Catégorie : Energie

Linky : le compteur qui va faire disjoncter votre portefeuille

Depuis plusieurs années, nous dénonçons (ici et par exemple) les dérives du projet Linky, le compteur électrique “intelligent” qui équipera bientôt les foyers français.

Ce compteur n’a rien d’intelligent. D’une part, il ne permet pas aux consommateurs de mieux connaître leurs habitudes énergétiques et d’identifier des sources d’économie. Les consommateurs continueront donc à gaspiller de l’énergie… D’autre part, il impose un surcoût injustifié, compris entre 120 et 240 euros selon les estimations. Ce surcoût est contre-productif. C’est un véritable « malus écologique » pour les foyers les plus modestes qui considèreront encore plus le développement durable comme une lubie de riches bobos parisiens. Malgré ce contexte, le Premier Ministre a décidé, cet été, que ce compteur sera déployé d’ici 2016. Une décision d’autant plus incompréhensible que la majorité gouvernementale finalise actuellement sa loi consommation, censée redonner du pouvoir d’achat aux ménages.

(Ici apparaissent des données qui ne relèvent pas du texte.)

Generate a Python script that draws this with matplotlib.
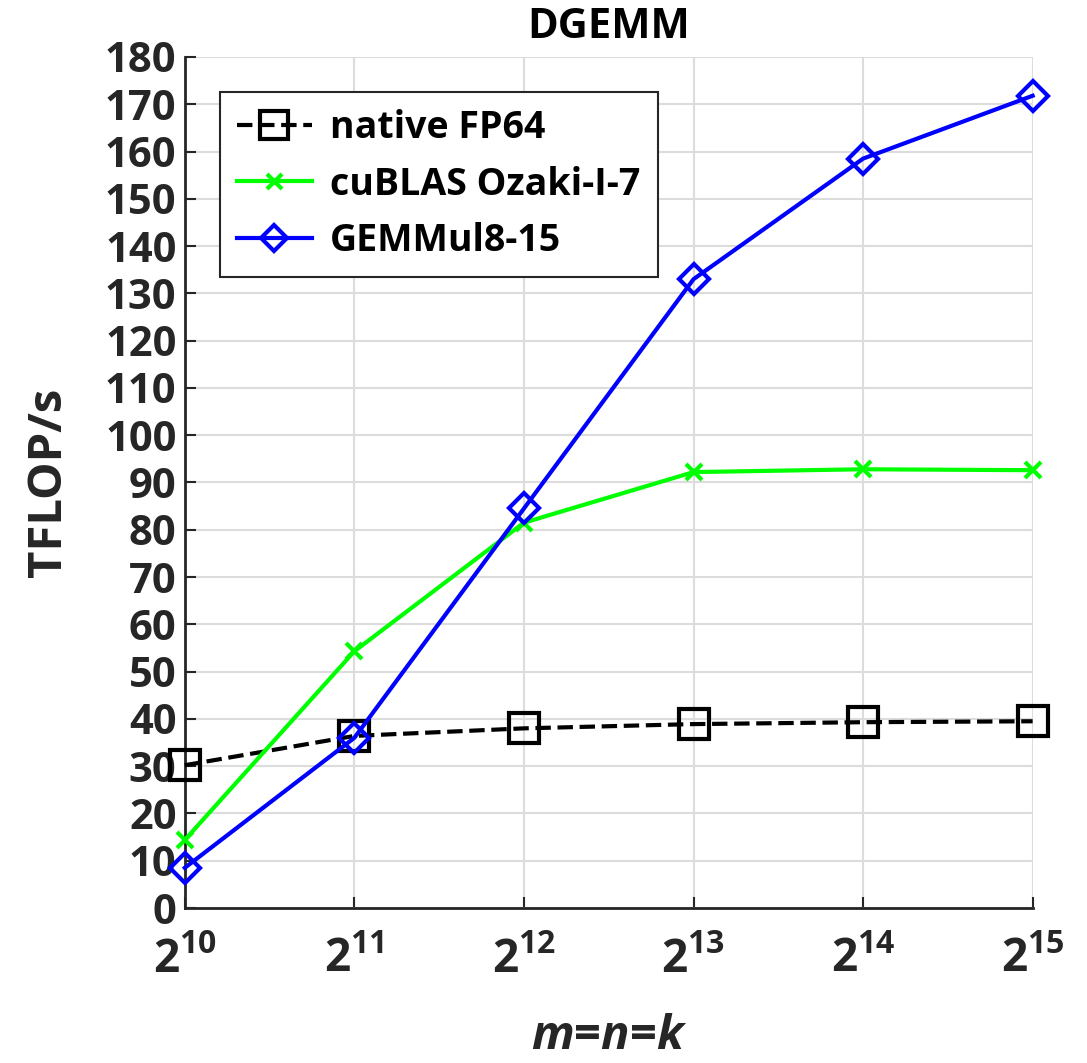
import matplotlib
matplotlib.use('Agg')
import matplotlib.pyplot as plt
import numpy as np

plt.rcParams['font.family'] = ['Open Sans', 'DejaVu Sans']
plt.rcParams['font.weight'] = 'bold'
plt.rcParams['mathtext.fontset'] = 'custom'
plt.rcParams['mathtext.rm'] = 'Open Sans:bold'
plt.rcParams['mathtext.it'] = 'Open Sans:italic:bold'
plt.rcParams['mathtext.bf'] = 'Open Sans:bold'

# data
exponents = [10, 11, 12, 13, 14, 15]
native_fp64 = [30.2, 36.4, 38.0, 38.9, 39.3, 39.5]
cublas_ozaki = [14.4, 54.3, 81.5, 92.2, 92.8, 92.6]
gemmul8 = [8.5, 36.0, 84.5, 133.0, 158.5, 171.8]

x = np.array(exponents)

fig = plt.figure(figsize=(10.87, 10.63), dpi=100)
ax = fig.add_axes([0.170, 0.1458, 0.780, 0.8006])

ax.plot(x, native_fp64, '--s', color='black', lw=3, ms=22, mfc='none', mew=3,
        label='native FP64', clip_on=False, zorder=3)
ax.plot(x, cublas_ozaki, '-x', color='#00ff00', lw=3, ms=12, mew=3,
        label='cuBLAS Ozaki-I-7', clip_on=False, zorder=3)
ax.plot(x, gemmul8, '-D', color='#0000ff', lw=3, ms=15, mfc='none', mew=3,
        label='GEMMul8-15', clip_on=False, zorder=3)

ax.set_xlim(10, 15)
ax.set_ylim(0, 180)
ax.set_xticks(x)
ax.set_xticklabels([r'$2^{%d}$' % e for e in exponents])
ax.set_yticks(np.arange(0, 181, 10))
ax.tick_params(axis='both', direction='in', length=8, width=1.5, labelsize=30,
               colors='#262626', labelcolor='#262626')
ax.tick_params(axis='y', pad=6)
ax.tick_params(axis='x', pad=20, labelsize=33)
ax.grid(True, color='#dcdcdc', lw=1.5)
ax.set_axisbelow(True)
for s in ['top', 'right']:
    ax.spines[s].set_visible(False)
for s in ['left', 'bottom']:
    ax.spines[s].set_linewidth(2)
    ax.spines[s].set_color('#262626')

ax.set_title('DGEMM', fontsize=30, fontweight='bold', pad=14)
ax.set_ylabel('TFLOP/s', fontsize=34, fontweight='bold', color='#262626', labelpad=24)
ax.set_xlabel('$m$=$n$=$k$', fontsize=34, fontweight='bold', color='#262626', labelpad=22)

leg = ax.legend(loc='upper left', bbox_to_anchor=(0.019, 0.981), fontsize=27,
                frameon=True, fancybox=False, edgecolor='#262626', framealpha=1,
                handlelength=2.0, borderpad=0.45, labelspacing=0.5, handletextpad=0.5)
leg.get_frame().set_linewidth(1.5)
for h in leg.legend_handles:
    h.set_markersize(h.get_markersize() * 0.9)

fig.savefig('out.png', dpi=100)
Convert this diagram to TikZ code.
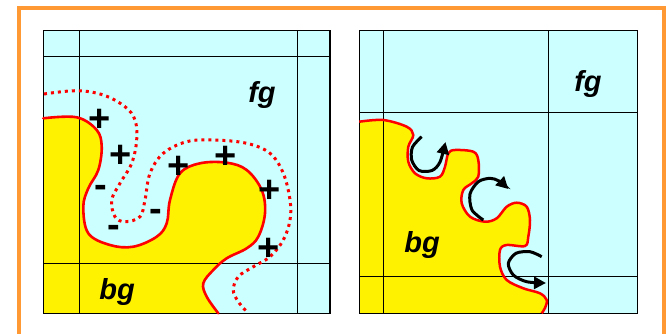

L’UFC-Que Choisir vient de confirmer notre analyse en publiant récemment une étude qui estime à 308 millions d’euros le surcoût pour les abonnés (hors coût d’installation du compteur) ! « Notre étude, basée sur des relevés effectués auprès d’un panel représentatif, démontre que 55 % des ménages ne disposent pas d’une puissance d’abonnement cohérente avec leur consommation » constate l’association de consommateurs. « En raison de sa forte sensibilité aux dépassements, l’arrivée de Linky va obliger les foyers sous-abonnés, même si leur surconsommation est faible ou ponctuelle, à passer à une puissance d’abonnement supérieure. Au final, le seul changement d’abonnement entraînera pour ces consommateurs un surcoût annuel de 308 millions d’euros » explique-t-elle.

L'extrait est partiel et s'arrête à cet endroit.